**SHORT PROBLEM:** Each line of the material below that holds the word "page" needs to be copied.

**Records from a collection:**
>>>>
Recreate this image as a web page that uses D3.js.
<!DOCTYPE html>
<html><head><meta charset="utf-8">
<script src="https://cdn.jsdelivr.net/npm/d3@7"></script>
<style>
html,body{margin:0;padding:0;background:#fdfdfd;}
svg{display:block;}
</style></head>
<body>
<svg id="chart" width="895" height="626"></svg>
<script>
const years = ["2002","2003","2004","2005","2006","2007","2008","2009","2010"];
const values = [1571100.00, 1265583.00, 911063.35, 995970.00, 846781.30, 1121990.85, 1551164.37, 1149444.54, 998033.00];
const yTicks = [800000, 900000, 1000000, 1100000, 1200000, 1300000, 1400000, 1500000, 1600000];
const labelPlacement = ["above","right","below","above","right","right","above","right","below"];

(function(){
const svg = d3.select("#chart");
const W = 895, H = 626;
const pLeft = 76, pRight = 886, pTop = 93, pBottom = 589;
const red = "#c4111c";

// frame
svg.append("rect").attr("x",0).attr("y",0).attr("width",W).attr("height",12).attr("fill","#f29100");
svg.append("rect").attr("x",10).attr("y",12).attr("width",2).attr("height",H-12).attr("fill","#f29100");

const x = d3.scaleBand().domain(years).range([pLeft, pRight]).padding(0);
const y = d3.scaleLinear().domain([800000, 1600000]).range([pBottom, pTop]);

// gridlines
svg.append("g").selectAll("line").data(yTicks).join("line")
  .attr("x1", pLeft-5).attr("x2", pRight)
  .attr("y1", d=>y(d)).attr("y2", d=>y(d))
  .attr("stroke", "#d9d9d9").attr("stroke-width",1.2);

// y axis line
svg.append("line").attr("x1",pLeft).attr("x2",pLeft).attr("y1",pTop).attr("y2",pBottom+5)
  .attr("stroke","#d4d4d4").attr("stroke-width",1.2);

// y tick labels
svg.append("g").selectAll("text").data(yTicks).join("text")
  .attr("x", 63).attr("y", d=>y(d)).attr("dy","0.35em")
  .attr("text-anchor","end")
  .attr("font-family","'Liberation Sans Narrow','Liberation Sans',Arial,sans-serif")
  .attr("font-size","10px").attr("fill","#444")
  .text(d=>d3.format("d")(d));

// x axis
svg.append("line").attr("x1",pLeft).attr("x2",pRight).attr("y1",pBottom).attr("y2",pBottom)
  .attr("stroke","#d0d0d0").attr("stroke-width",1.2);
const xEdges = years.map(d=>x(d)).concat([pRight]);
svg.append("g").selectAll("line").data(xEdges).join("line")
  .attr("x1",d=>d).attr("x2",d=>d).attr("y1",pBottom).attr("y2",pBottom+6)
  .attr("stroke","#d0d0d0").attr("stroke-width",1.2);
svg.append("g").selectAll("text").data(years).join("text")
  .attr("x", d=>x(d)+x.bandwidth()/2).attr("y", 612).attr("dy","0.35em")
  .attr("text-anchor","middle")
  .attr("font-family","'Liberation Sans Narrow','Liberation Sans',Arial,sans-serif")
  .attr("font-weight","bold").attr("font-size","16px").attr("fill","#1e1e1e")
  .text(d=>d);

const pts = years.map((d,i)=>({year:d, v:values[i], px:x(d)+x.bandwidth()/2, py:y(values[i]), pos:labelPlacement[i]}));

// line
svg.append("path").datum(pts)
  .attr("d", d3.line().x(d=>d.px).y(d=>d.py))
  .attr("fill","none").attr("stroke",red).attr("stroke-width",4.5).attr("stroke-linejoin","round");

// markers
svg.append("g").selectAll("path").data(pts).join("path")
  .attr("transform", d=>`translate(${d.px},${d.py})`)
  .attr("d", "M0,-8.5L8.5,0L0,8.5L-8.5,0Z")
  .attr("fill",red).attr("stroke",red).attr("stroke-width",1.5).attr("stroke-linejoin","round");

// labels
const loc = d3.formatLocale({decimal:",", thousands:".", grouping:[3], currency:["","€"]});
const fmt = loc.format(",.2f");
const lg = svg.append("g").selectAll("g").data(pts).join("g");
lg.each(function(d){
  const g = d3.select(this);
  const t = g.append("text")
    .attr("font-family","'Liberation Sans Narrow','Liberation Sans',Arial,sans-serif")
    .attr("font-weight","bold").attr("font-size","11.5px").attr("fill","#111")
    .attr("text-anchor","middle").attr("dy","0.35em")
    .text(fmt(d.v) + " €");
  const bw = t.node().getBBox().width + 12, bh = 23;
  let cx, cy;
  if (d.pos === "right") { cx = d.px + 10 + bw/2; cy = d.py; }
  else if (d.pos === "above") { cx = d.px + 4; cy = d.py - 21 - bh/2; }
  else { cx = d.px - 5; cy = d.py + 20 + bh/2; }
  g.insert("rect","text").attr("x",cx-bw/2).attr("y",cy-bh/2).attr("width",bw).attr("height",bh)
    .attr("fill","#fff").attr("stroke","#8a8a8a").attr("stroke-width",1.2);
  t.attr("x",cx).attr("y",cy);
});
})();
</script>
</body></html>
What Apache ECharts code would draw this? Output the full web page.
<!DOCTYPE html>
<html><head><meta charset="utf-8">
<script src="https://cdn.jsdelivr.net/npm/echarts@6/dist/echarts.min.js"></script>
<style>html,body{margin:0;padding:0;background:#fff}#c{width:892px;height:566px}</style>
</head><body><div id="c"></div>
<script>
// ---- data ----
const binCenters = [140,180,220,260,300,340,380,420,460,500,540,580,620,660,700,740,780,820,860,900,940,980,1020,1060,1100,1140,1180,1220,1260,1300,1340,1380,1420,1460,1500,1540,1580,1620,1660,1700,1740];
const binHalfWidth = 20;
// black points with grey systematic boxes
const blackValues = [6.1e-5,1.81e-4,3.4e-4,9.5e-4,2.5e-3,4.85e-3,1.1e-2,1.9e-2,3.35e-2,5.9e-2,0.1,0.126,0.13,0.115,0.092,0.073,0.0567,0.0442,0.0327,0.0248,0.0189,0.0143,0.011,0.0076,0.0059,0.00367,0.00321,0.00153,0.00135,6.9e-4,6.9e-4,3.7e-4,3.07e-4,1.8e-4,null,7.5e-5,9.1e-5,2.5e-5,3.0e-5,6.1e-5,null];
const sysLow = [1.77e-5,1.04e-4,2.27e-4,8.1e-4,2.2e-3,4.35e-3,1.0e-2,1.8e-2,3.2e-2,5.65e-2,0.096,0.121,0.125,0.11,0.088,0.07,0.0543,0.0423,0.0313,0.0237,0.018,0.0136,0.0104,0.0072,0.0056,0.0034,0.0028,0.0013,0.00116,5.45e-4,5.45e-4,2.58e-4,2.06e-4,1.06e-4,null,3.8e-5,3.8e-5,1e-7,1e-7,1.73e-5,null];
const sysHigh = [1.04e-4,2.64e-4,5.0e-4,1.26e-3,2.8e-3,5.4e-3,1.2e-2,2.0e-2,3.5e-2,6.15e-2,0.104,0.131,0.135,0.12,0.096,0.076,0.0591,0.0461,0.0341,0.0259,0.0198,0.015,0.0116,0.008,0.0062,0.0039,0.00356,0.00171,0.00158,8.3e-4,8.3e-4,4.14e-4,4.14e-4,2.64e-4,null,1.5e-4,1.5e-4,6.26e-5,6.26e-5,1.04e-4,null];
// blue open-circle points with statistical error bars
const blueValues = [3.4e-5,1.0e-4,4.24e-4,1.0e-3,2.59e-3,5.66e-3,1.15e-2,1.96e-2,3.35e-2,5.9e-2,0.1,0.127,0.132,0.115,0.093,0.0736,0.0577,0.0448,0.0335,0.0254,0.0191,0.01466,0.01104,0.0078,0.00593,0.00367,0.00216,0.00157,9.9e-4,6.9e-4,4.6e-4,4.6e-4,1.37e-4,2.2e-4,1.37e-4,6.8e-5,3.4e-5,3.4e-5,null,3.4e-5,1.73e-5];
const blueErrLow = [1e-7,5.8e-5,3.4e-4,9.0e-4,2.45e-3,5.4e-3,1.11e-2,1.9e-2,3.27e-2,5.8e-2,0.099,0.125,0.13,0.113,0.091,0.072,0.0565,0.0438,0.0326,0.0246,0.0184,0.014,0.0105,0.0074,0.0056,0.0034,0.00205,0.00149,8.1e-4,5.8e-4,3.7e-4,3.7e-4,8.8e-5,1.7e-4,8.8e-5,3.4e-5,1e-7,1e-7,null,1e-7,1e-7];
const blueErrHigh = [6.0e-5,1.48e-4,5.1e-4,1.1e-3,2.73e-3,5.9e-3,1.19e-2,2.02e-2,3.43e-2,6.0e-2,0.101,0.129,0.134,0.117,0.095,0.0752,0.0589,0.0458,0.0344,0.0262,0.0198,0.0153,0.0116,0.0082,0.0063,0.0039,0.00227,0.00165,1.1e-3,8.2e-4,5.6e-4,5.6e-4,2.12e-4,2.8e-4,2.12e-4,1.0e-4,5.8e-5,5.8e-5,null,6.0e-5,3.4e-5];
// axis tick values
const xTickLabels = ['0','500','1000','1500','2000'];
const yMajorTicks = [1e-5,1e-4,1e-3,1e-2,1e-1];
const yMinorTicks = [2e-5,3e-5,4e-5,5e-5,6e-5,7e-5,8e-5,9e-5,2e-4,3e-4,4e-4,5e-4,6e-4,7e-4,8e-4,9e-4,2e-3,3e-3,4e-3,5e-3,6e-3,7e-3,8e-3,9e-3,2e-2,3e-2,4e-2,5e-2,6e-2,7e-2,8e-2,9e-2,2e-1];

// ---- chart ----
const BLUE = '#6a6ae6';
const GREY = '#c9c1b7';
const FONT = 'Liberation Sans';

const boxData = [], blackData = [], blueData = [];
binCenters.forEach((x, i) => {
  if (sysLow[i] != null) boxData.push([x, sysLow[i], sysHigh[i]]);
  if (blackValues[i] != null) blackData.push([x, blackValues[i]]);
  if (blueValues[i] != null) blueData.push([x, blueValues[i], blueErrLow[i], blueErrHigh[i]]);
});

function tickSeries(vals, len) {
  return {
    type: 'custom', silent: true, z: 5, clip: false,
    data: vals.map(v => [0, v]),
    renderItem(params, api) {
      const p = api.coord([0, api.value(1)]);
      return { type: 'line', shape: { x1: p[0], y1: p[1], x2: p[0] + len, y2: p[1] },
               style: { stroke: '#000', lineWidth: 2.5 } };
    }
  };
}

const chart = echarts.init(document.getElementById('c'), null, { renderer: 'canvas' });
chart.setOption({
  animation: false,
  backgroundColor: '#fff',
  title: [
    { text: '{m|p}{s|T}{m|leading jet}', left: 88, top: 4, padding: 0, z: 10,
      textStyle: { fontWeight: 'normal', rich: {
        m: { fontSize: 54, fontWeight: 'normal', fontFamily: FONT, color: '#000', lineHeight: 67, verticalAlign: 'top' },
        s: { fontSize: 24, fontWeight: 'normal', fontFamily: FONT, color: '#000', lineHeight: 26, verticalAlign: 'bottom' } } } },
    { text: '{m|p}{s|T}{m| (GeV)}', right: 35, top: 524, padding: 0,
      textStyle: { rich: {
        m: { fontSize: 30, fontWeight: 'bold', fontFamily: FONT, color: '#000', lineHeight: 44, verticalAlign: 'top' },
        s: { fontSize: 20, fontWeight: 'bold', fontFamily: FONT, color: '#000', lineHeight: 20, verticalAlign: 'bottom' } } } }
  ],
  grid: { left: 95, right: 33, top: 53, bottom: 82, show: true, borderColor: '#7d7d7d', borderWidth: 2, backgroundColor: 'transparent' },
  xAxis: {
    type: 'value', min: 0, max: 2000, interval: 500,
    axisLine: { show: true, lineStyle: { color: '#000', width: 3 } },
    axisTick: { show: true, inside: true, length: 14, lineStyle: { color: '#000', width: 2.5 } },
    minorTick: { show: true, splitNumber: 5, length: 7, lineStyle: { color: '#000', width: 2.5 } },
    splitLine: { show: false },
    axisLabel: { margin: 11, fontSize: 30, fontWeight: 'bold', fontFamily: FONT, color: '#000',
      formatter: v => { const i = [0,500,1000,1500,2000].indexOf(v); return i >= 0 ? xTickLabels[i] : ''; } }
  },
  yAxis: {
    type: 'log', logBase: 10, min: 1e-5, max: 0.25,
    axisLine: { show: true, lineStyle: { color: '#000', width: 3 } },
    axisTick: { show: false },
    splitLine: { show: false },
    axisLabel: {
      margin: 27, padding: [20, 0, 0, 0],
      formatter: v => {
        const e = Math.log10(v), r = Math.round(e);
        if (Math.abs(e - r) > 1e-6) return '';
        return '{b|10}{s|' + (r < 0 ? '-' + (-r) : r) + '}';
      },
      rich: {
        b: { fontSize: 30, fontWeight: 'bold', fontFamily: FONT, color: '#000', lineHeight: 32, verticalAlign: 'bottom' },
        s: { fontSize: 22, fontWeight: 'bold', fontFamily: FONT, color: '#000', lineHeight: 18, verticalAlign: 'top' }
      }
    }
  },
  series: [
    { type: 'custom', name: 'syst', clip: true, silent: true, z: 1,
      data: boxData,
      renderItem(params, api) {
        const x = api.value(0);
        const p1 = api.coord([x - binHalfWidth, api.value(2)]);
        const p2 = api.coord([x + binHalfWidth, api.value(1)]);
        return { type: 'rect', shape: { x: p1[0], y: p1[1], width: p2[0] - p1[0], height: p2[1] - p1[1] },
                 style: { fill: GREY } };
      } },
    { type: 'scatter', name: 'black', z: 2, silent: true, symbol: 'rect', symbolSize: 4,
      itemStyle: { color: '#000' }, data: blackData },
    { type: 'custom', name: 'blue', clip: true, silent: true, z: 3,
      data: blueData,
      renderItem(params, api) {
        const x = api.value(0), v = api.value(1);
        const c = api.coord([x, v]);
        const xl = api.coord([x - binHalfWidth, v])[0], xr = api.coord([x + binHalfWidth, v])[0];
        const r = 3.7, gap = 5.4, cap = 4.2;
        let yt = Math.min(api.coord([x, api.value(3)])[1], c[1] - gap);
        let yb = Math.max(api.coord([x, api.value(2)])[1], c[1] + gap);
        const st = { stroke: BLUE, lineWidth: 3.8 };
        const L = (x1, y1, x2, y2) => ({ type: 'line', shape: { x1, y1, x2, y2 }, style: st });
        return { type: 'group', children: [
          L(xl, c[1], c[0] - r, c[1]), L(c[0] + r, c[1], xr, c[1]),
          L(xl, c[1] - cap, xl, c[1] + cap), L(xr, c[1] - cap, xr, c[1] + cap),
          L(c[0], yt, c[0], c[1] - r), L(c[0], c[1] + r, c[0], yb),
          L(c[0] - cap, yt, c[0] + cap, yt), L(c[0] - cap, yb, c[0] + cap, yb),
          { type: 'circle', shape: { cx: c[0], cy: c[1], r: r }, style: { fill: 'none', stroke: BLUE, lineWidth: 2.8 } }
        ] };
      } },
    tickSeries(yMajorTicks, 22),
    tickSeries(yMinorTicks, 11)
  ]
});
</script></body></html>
<<<<
**FULL SOLUTION:**
Recreate this image as a web page that uses D3.js.
What Apache ECharts code would draw this? Output the full web page.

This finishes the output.